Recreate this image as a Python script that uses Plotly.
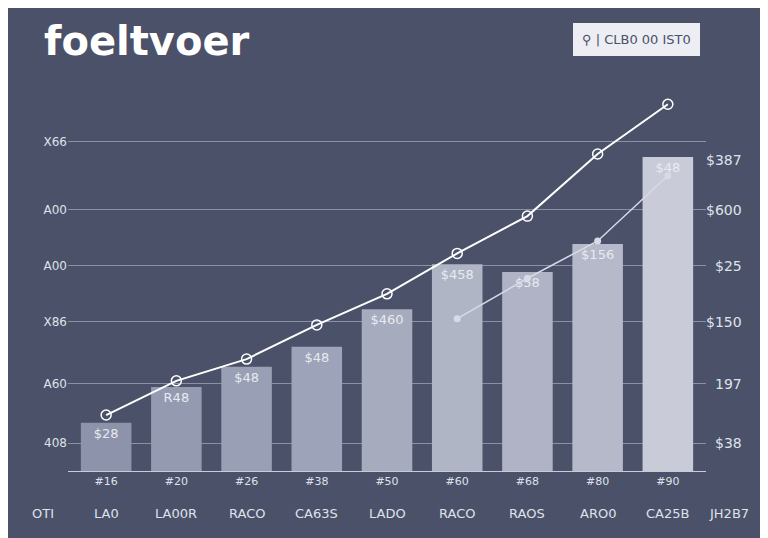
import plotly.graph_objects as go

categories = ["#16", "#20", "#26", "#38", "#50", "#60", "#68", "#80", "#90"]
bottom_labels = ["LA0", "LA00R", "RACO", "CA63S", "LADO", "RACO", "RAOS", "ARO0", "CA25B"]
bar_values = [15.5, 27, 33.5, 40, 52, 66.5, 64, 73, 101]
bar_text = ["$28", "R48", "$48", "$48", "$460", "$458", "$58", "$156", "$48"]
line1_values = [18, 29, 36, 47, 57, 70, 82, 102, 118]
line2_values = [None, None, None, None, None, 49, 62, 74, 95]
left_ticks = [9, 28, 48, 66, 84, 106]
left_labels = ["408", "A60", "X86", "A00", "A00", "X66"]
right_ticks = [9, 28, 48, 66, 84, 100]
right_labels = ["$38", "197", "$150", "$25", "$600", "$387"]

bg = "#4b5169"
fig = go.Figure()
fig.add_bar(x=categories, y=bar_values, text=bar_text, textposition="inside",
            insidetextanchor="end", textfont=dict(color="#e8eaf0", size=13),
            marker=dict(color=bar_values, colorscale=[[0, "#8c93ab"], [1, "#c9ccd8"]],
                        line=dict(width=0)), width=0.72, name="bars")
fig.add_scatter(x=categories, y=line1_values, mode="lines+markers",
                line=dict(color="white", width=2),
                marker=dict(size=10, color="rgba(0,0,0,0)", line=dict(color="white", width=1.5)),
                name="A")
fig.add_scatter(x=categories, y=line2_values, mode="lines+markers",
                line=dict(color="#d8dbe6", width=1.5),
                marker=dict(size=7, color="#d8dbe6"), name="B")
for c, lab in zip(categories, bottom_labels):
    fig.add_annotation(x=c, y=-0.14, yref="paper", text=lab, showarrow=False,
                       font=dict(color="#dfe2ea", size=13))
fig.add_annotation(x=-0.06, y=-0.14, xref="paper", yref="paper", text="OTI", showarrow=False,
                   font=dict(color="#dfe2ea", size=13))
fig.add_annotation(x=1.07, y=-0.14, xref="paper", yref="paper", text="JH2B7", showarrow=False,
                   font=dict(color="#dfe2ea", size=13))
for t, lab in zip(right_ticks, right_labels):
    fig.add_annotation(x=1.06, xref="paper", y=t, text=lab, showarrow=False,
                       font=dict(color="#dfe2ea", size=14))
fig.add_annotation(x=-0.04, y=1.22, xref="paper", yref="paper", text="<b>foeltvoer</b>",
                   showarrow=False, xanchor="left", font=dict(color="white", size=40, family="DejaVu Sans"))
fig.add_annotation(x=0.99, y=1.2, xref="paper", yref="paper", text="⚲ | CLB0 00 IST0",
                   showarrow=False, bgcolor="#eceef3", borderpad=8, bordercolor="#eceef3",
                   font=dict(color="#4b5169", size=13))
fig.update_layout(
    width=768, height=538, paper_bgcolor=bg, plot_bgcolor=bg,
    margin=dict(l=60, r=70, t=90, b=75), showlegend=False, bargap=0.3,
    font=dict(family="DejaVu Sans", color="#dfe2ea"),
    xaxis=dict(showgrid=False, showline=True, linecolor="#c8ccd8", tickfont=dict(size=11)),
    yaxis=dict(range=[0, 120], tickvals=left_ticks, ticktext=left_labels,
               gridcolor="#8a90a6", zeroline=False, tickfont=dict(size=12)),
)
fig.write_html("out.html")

Stated goal - Only the lines from the start of the material through the line containing "import plotly.graph_objects as go" should be transcribed. Pictures stay out.

Written solution -
Recreate this image as a Python script that uses Plotly.
import plotly.graph_objects as go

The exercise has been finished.